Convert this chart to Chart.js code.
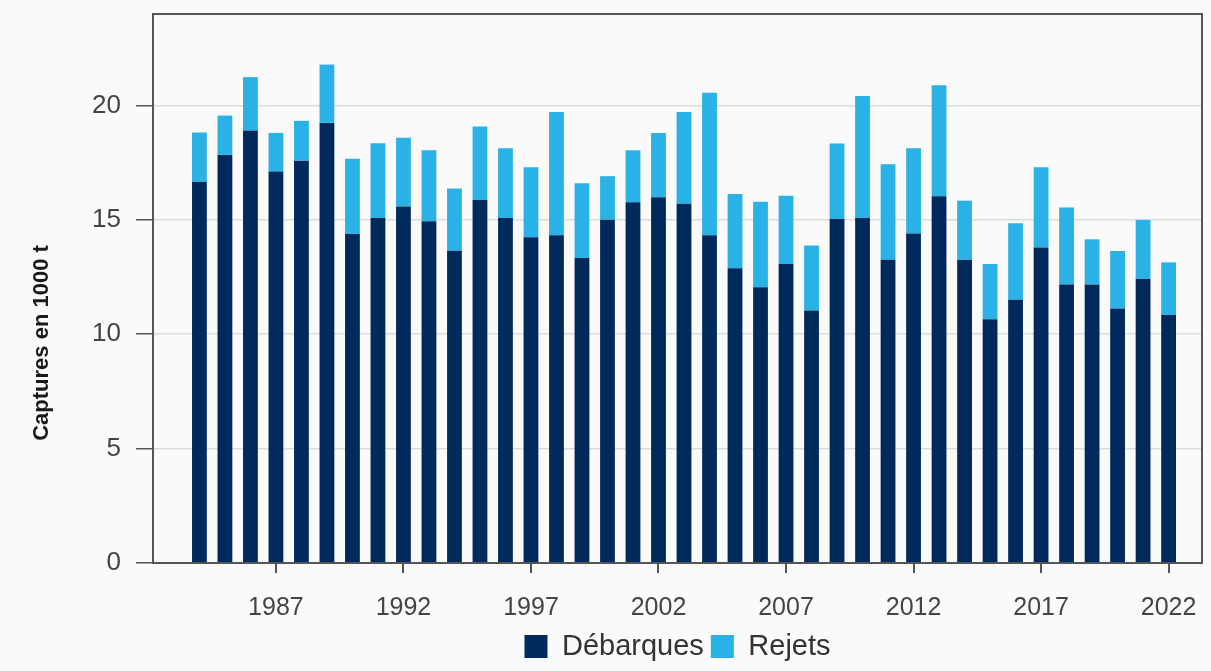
<!DOCTYPE html>
<html>
<head>
<meta charset="utf-8">
<script src="https://cdn.jsdelivr.net/npm/chart.js@4.4.0/dist/chart.umd.min.js"></script>
<style>
  html, body { margin: 0; padding: 0; background: #fafafa; }
  #wrap { width: 1211px; height: 671px; }
</style>
</head>
<body>
<div id="wrap"><canvas id="chart"></canvas></div>
<script>
// Années
const years = [
  1984, 1985, 1986, 1987, 1988, 1989, 1990, 1991, 1992, 1993,
  1994, 1995, 1996, 1997, 1998, 1999, 2000, 2001, 2002, 2003,
  2004, 2005, 2006, 2007, 2008, 2009, 2010, 2011, 2012, 2013,
  2014, 2015, 2016, 2017, 2018, 2019, 2020, 2021, 2022
]

// Débarques (1000 t)
const debarques = [
  16.67, 17.84, 18.91, 17.11, 17.59, 19.24, 14.38, 15.08, 15.59, 14.94,
  13.65, 15.87, 15.08, 14.24, 14.33, 13.33, 15.01, 15.77, 15.99, 15.70,
  14.33, 12.88, 12.05, 13.07, 11.04, 15.04, 15.08, 13.26, 14.40, 16.03,
  13.26, 10.66, 11.51, 13.79, 12.18, 12.18, 11.13, 12.43, 10.84
]

// Rejets (1000 t)
const rejets = [
  2.15, 1.72, 2.33, 1.69, 1.74, 2.55, 3.29, 3.27, 3.00, 3.10,
  2.72, 3.21, 3.05, 3.06, 5.39, 3.27, 1.90, 2.27, 2.81, 4.02,
  6.23, 3.25, 3.74, 2.99, 2.84, 3.30, 5.33, 4.17, 3.73, 4.85,
  2.58, 2.41, 3.34, 3.51, 3.36, 1.97, 2.51, 2.57, 2.30
]

// Années affichées sur l'axe x
const tickYears = [1987, 1992, 1997, 2002, 2007, 2012, 2017, 2022]

const yTitle = "Captures en 1000 t"

const axisColor = "#555"
const labelColor = "#444"

// Cadre autour de la zone du graphique + titre de l'axe y
const frame = {
  id: "frame",
  afterDraw(chart) {
    const { ctx, chartArea } = chart
    ctx.save()
    ctx.strokeStyle = axisColor
    ctx.lineWidth = 2
    ctx.strokeRect(chartArea.left, chartArea.top, chartArea.right - chartArea.left, chartArea.bottom - chartArea.top)

    ctx.translate(42, chartArea.bottom - 220)
    ctx.rotate(-Math.PI / 2)
    ctx.fillStyle = "#1a1a1a"
    ctx.font = "bold 22px 'Liberation Sans'"
    ctx.textAlign = "center"
    ctx.textBaseline = "middle"
    ctx.fillText(yTitle, 0, 0)
    ctx.restore()
  },
}

new Chart(document.getElementById("chart"), {
  type: "bar",
  data: {
    labels: years,
    datasets: [
      {
        label: "Débarques",
        data: debarques,
        backgroundColor: "#012a5c",
      },
      {
        label: "Rejets",
        data: rejets,
        backgroundColor: "#2ab1e6",
      },
    ],
  },
  options: {
    responsive: true,
    maintainAspectRatio: false,
    animation: false,
    categoryPercentage: 1,
    barPercentage: 0.58,
    layout: { padding: { top: 14, right: 9, left: 0, bottom: 0 } },
    scales: {
      x: {
        type: "linear",
        stacked: true,
        offset: false,
        min: 1982.18,
        max: 2023.31,
        afterBuildTicks: (scale) => {
          scale.ticks = tickYears.map((v) => ({ value: v }))
        },
        afterFit: (scale) => {
          scale.paddingLeft = 0
          scale.paddingRight = 0
          scale.height -= 18
        },
        grid: { offset: false, drawOnChartArea: false, drawTicks: true, tickLength: 10, tickColor: axisColor, lineWidth: 2 },
        border: { color: axisColor, width: 2 },
        ticks: {
          color: labelColor,
          font: { family: "Liberation Sans", size: 25 },
          padding: 20,
          maxRotation: 0,
          autoSkip: false,
          callback: (v) => String(v),
        },
      },
      y: {
        stacked: true,
        min: 0,
        max: 24,
        afterFit: (scale) => {
          scale.width = 153
          scale.paddingTop = 0
          scale.paddingBottom = 0
        },
        grid: { color: "#dcdcdc", lineWidth: 1.5, tickColor: axisColor, tickLength: 17 },
        border: { color: axisColor, width: 2 },
        ticks: {
          stepSize: 5,
          includeBounds: false,
          color: labelColor,
          font: { family: "Liberation Sans", size: 26 },
          padding: 15,
        },
      },
    },
    plugins: {
      legend: {
        position: "bottom",
        fullSize: false,
        labels: {
          boxWidth: 23,
          boxHeight: 23,
          padding: 7,
          color: "#333",
          font: { family: "Liberation Sans", size: 29 },
        },
      },
      tooltip: { enabled: false },
    },
  },
  plugins: [frame],
})
</script>
</body>
</html>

· · · ·

SET TASK
Write out the full listing verbatim, excluding its pictures.

ANSWER TO THIS EXERCISE
Convert this chart to Chart.js code.
<!DOCTYPE html>
<html>
<head>
<meta charset="utf-8">
<script src="https://cdn.jsdelivr.net/npm/chart.js@4.4.0/dist/chart.umd.min.js"></script>
<style>
  html, body { margin: 0; padding: 0; background: #fafafa; }
  #wrap { width: 1211px; height: 671px; }
</style>
</head>
<body>
<div id="wrap"><canvas id="chart"></canvas></div>
<script>
// Années
const years = [
  1984, 1985, 1986, 1987, 1988, 1989, 1990, 1991, 1992, 1993,
  1994, 1995, 1996, 1997, 1998, 1999, 2000, 2001, 2002, 2003,
  2004, 2005, 2006, 2007, 2008, 2009, 2010, 2011, 2012, 2013,
  2014, 2015, 2016, 2017, 2018, 2019, 2020, 2021, 2022
]

// Débarques (1000 t)
const debarques = [
  16.67, 17.84, 18.91, 17.11, 17.59, 19.24, 14.38, 15.08, 15.59, 14.94,
  13.65, 15.87, 15.08, 14.24, 14.33, 13.33, 15.01, 15.77, 15.99, 15.70,
  14.33, 12.88, 12.05, 13.07, 11.04, 15.04, 15.08, 13.26, 14.40, 16.03,
  13.26, 10.66, 11.51, 13.79, 12.18, 12.18, 11.13, 12.43, 10.84
]

// Rejets (1000 t)
const rejets = [
  2.15, 1.72, 2.33, 1.69, 1.74, 2.55, 3.29, 3.27, 3.00, 3.10,
  2.72, 3.21, 3.05, 3.06, 5.39, 3.27, 1.90, 2.27, 2.81, 4.02,
  6.23, 3.25, 3.74, 2.99, 2.84, 3.30, 5.33, 4.17, 3.73, 4.85,
  2.58, 2.41, 3.34, 3.51, 3.36, 1.97, 2.51, 2.57, 2.30
]

// Années affichées sur l'axe x
const tickYears = [1987, 1992, 1997, 2002, 2007, 2012, 2017, 2022]

const yTitle = "Captures en 1000 t"

const axisColor = "#555"
const labelColor = "#444"

// Cadre autour de la zone du graphique + titre de l'axe y
const frame = {
  id: "frame",
  afterDraw(chart) {
    const { ctx, chartArea } = chart
    ctx.save()
    ctx.strokeStyle = axisColor
    ctx.lineWidth = 2
    ctx.strokeRect(chartArea.left, chartArea.top, chartArea.right - chartArea.left, chartArea.bottom - chartArea.top)

    ctx.translate(42, chartArea.bottom - 220)
    ctx.rotate(-Math.PI / 2)
    ctx.fillStyle = "#1a1a1a"
    ctx.font = "bold 22px 'Liberation Sans'"
    ctx.textAlign = "center"
    ctx.textBaseline = "middle"
    ctx.fillText(yTitle, 0, 0)
    ctx.restore()
  },
}

new Chart(document.getElementById("chart"), {
  type: "bar",
  data: {
    labels: years,
    datasets: [
      {
        label: "Débarques",
        data: debarques,
        backgroundColor: "#012a5c",
      },
      {
        label: "Rejets",
        data: rejets,
        backgroundColor: "#2ab1e6",
      },
    ],
  },
  options: {
    responsive: true,
    maintainAspectRatio: false,
    animation: false,
    categoryPercentage: 1,
    barPercentage: 0.58,
    layout: { padding: { top: 14, right: 9, left: 0, bottom: 0 } },
    scales: {
      x: {
        type: "linear",
        stacked: true,
        offset: false,
        min: 1982.18,
        max: 2023.31,
        afterBuildTicks: (scale) => {
          scale.ticks = tickYears.map((v) => ({ value: v }))
        },
        afterFit: (scale) => {
          scale.paddingLeft = 0
          scale.paddingRight = 0
          scale.height -= 18
        },
        grid: { offset: false, drawOnChartArea: false, drawTicks: true, tickLength: 10, tickColor: axisColor, lineWidth: 2 },
        border: { color: axisColor, width: 2 },
        ticks: {
          color: labelColor,
          font: { family: "Liberation Sans", size: 25 },
          padding: 20,
          maxRotation: 0,
          autoSkip: false,
          callback: (v) => String(v),
        },
      },
      y: {
        stacked: true,
        min: 0,
        max: 24,
        afterFit: (scale) => {
          scale.width = 153
          scale.paddingTop = 0
          scale.paddingBottom = 0
        },
        grid: { color: "#dcdcdc", lineWidth: 1.5, tickColor: axisColor, tickLength: 17 },
        border: { color: axisColor, width: 2 },
        ticks: {
          stepSize: 5,
          includeBounds: false,
          color: labelColor,
          font: { family: "Liberation Sans", size: 26 },
          padding: 15,
        },
      },
    },
    plugins: {
      legend: {
        position: "bottom",
        fullSize: false,
        labels: {
          boxWidth: 23,
          boxHeight: 23,
          padding: 7,
          color: "#333",
          font: { family: "Liberation Sans", size: 29 },
        },
      },
      tooltip: { enabled: false },
    },
  },
  plugins: [frame],
})
</script>
</body>
</html>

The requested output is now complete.